* _SUPPLIED DATA_:
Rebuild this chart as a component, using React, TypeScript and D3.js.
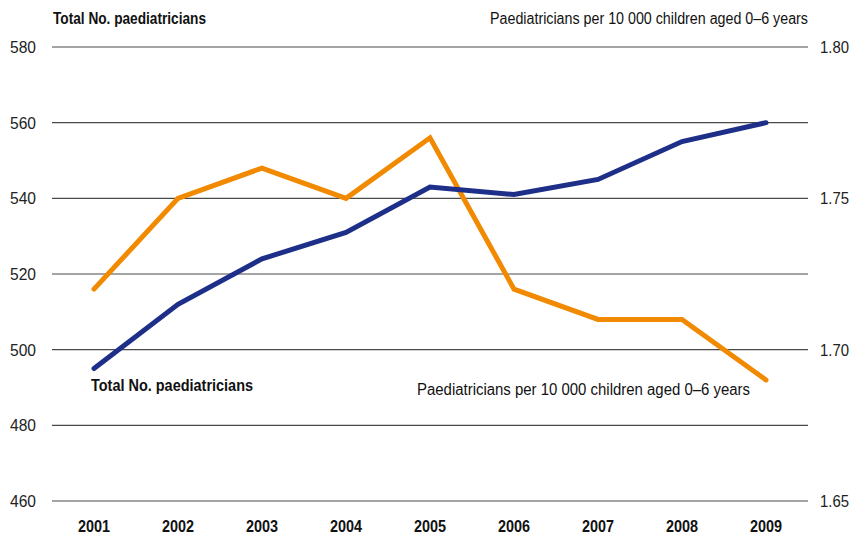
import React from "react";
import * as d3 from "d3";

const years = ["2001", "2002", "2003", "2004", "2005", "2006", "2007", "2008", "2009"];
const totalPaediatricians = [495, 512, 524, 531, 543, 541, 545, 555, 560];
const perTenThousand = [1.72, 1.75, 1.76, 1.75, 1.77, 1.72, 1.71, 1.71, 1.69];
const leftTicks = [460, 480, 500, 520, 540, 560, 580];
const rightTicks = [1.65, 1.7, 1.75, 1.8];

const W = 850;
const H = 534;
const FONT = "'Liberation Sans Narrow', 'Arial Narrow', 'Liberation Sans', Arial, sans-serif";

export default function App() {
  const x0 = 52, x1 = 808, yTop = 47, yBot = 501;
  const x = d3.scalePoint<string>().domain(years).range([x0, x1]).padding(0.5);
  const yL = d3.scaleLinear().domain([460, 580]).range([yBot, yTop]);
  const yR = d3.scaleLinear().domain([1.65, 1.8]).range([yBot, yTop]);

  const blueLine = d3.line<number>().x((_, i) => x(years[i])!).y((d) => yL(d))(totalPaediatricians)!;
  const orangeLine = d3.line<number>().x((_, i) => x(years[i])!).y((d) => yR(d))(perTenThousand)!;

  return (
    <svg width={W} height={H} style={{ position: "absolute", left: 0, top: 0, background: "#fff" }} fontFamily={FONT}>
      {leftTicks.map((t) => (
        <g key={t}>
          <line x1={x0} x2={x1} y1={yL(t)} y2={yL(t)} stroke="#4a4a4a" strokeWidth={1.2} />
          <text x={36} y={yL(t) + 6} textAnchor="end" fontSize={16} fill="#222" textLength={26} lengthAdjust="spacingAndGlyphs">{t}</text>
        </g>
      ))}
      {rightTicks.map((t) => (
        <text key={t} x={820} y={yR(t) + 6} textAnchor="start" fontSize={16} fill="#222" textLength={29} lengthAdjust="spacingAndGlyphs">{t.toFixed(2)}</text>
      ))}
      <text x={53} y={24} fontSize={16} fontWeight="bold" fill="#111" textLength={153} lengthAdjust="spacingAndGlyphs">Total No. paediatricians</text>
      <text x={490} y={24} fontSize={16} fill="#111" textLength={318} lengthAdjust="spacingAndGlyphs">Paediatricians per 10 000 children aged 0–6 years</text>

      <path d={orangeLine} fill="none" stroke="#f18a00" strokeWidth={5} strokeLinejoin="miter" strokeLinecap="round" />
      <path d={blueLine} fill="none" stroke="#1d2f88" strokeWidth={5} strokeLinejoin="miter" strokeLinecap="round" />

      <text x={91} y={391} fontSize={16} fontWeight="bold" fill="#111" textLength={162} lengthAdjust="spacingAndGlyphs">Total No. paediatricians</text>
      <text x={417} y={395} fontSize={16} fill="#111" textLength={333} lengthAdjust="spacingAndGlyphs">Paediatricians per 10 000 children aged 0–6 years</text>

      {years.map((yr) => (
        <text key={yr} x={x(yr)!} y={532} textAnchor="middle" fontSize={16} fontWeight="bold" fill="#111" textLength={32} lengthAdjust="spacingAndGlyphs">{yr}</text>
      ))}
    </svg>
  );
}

* _WHAT THE TASK ASKS_:
Exactly as written, please give again the lines from the beginning of the listing through the line containing "import * as", inclusive, without any pictures.

* _TASK RESPONSE_:
Rebuild this chart as a component, using React, TypeScript and D3.js.
import React from "react";
import * as d3 from "d3";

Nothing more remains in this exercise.